Но более всего мы узнаем из записок об их авторе, русском интеллигенте, кончившем гимназию через полгода после Октября, уходившем в Красную армию в девятнадцатом и уезжавшем в эвакуацию в сорок первом, пережившем многие трудные годы и умершем в спокойное время, когда казалось, что в стране уже мало что может измениться. Автора мы постоянно видим как бы в двух измерениях: и как молодого человека, которого судьба бросает из стороны в сторону, и как рассудительного старика, подводящего итоги жизни. Впрочем, периоды жизни представлены с разной подробностью: мы много узнаем о детстве и юности автора, потом все больше скороговорки, а период после 1950 г. сводится к сухому перечню основных публикаций и выступлений. Может быть, уже сказывалась болезнь, но и событий в эти годы становилось все меньше: жизнь профессора вошла в спокойные берега. Во всем, кроме одного. В 1958 г. его сын Владимир Петрович, тогда студент, был арестован за участие в нелегальном кружке. Об этом я узнал далеко не сразу (в мои студенческие годы сын уже вернулся и женился на моей однокурснице), в воспоминаниях этого эпизода нет.
Биография самого Петра Саввича по меркам тех лет в целом оказалась скорее благополучной. Судьба не раз его берегла: в гражданскую войну получилось так, что его часть участвовала в боевых действиях всего один раз, во время «дела славистов» в 1934 г. аресты производились на основе списка знакомых, который заставили написать Н. Н. Дурново, а тот по каким-то причинам не указал Петра Саввича, в 1941 г. его не взяли на фронт по состоянию здоровья. Не сразу, но он нашел место в жизни и реализовал свои способности. Иначе получалось у многих его друзей и знакомых. Вот что он, например, пишет о своем гимназическом товарище: «Сергей Мусатов замечательный художник, но, к сожалению, родившийся слишком поздно. Он увлекался философией Владимира Соловьева. Пробить себе дорогу в жизнь он не сумел». Этот Мусатов, точнее, Ивашев-Мусатов, в итоге почти на четверть века переживший Кузнецова, если и получил известность, то лишь как прототип одного из персонажей романа А. Солженицына «В круге первом», заключенного художника-мистика. Петр Саввич не сразу выбрал профессию, но выбор оказался удачным. Его специальность – русский язык – была нужной во все эпохи, в отличие, например, от немарксистской философии. В начале 30-х гг. он встретил в Смоленске «одного из последних беспартийных философов», бывшего «образованнее наших обычных философов – знал математику и естественные науки», очень несчастного человека. А Кузнецов, поздно завершив свое образование, после этого всегда имел возможность устроиться на работу в качестве преподавателя или исследователя русского языка.

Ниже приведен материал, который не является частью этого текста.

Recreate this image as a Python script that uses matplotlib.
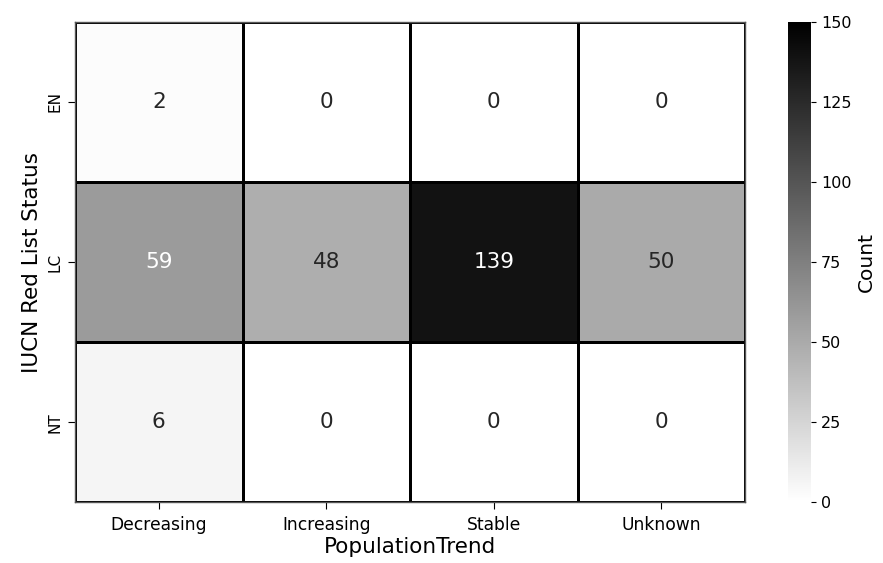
import numpy as np
import pandas as pd
import matplotlib
matplotlib.use("Agg")
import matplotlib.pyplot as plt
import seaborn as sns

trends = ['Decreasing', 'Increasing', 'Stable', 'Unknown']
statuses = ['EN', 'LC', 'NT']
counts_en = [2, 0, 0, 0]
counts_lc = [59, 48, 139, 50]
counts_nt = [6, 0, 0, 0]

table = pd.DataFrame([counts_en, counts_lc, counts_nt], index=statuses, columns=trends)

fig = plt.figure(figsize=(8.83, 5.63), dpi=100)
ax = fig.add_axes([0.085, 0.108, 0.759, 0.853])
cax = fig.add_axes([0.892, 0.108, 0.027, 0.853])

sns.heatmap(table, cmap='gray_r', vmin=0, vmax=150, annot=True, fmt='d',
            annot_kws={'fontsize': 15.5}, linewidths=0.8, linecolor='black',
            ax=ax, cbar_ax=cax, cbar_kws={'ticks': [0, 25, 50, 75, 100, 125, 150]})

# light cells keep dark text, as in the reference
for t in ax.texts:
    if int(t.get_text()) < 55:
        t.set_color('#262626')

for s in ax.spines.values():
    s.set_visible(True)
    s.set_color('#555555')
    s.set_linewidth(1)

ax.set_xlabel('PopulationTrend', fontsize=15.5, labelpad=2)
ax.set_ylabel('IUCN Red List Status', fontsize=15.5)
ax.tick_params(axis='x', labelsize=12.3, length=5, pad=5)
ax.tick_params(axis='y', labelsize=11, labelrotation=90, length=5, pad=4)
cax.set_ylabel('Count', fontsize=14.5)
cax.tick_params(labelsize=11.5)
cax.set_frame_on(False)

plt.savefig('out.png', dpi=100)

Но неприятностей в жизни хватало. Были и личные несчастья: из четырех детей двое умерли от болезней в раннем детстве (в точности, как у Н. Я. Марра). Но воспоминания фиксируют и превратности судьбы, связанные с общественной ситуацией. Проучившись год в университете, Кузнецов в 1919 г. был призван в армию и оставался в ней даже после окончания войны до 1923 г. По возвращении он должен был совмещать учебу с работой, несколько раз менял место обучения (то закрывался вуз, то Петр Саввич терял интерес) и получил диплом лишь в тридцать лет. Попав после этого в аспирантуру, он начал заниматься индоевропейским языкознанием, но оно было объявлено марристами «буржуазной наукой» и пришлось менять все планы и переходить на русистику. После аспирантуры мест в Москве не было, и пришлось ехать преподавать в Смоленск (к счастью, тогда еще можно было при этом не выписываться с московской жилплощади). Потом удалось вернуться в Москву и устроиться в Научно-исследовательский институт языкознания (НИЯз) при Наркомпросе. Но через два года опять в его судьбу вмешались марристы: по их требованию институт закрыли, а Петр Саввич, как он пишет, «месяца полтора был вообще безработным… а затем вместе с фонетической лабораторией, переданной в I Московский государственный пединститут иностранных языков, был назначен туда заведующим, но фактически это было просто лаборантское место, с очень небольшой зарплатой и без материальных благ, полагавшихся тогда научным работникам». Потом начало преподавания в вузах, жизнь стала налаживаться, но впереди была война, Кудымкар, где надо было вытаскивать «бревна, застрявшие при сплаве, из реки и из болота» и бороться с невежественным начальством учительского института. Наконец, 1948–1950 гг., период нового наступления марристов, более года травли, о которой я еще скажу.